Skip The Banter And Open The Damn Envelope

My Academy card is smoking after the last few weeks of screening every single Oscar-bait movie that’s still playing in local theatres. The slim pickings for worthwhile fare among the supposed top movies of the year just goes to show what a dismal year 2003 was for cinema in general. Some of the nominated “best” out there are anything but, and a few of the performances deemed worthy of a nod are so embarrassingly over the top they mark the absolute low point of careers that were hardly stellar to begin with. I’ll point you at Diane Keaton’s crying/writing montage in Something’s Gotta Give as an example of some screen time that should bar her from any awards show for life. Or you could just pop into the neighbouring cinema over at the multiplex and catch a few minutes of Cold Mountain to see Renée Zellweger playing the least convincing black woman since Halle Berry. Was there ever a time when they didn’t hand out Oscar nominations like beer tickets? Certainly you used to have to do more than flash your middle-aged tits (Diane Keaton, Kathy Bates last year), play yourself (Bill Murray), put on some eyeliner and do an impression of Keith Richards (Johnny Depp), direct an easily-solved whodunit (Clint Eastwood), or write a thirty-page treatment for something you’re just going to let your actors improvise anyway (Sofia Coppola).

Since the competition is so dismal, I can at least look forward to watching Peter Jackson fulfill my three-year-old prediction by going home with director and film for the third entry in his Rings trilogy. There’s no suspense to be had there. For a bit of intrigue I’ll have to amuse myself by waiting anxiously to see who made this year’s Oscar tribute to the fallen. The death list is always my favourite part of the show. It’s the last great popularity contest, when we’ll see who will get more applause (Katharine Hepburn or Bob Hope) and who will be deemed worthy of inclusion. Spalding Gray is missing and presumed dead. Will he get a mention? Leni Riefenstahl is dead and presumed burning in hell. Will she be acknowledged even posthumously? Place your bets now.

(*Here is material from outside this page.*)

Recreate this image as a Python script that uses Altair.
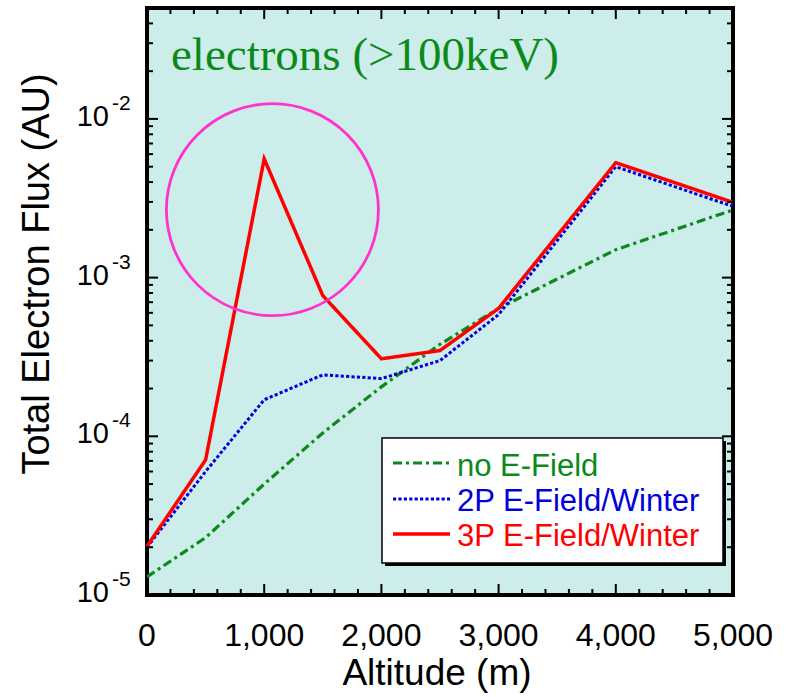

As you hope for some celebrity surprise nudity to make it past the network time delay, and await the announcement of best picture to cue you that it’s time to go to bed, remember that Oscar season for the 2005 awards has already begun. Yes, this week’s release of The Passion of the Mel means the race is on for next year’s top spots, setting the pace for the competition that will be dribbling out over the next ten months. We’re only in February, but we already have one movie that’s pretty much guaranteed some sort of nomination a year from now. It may have no bearing on Sunday’s show, but if this little opus of anti-Semitism seems like a sure contender, then maybe there’s hope for Leni to get her death list nod after all.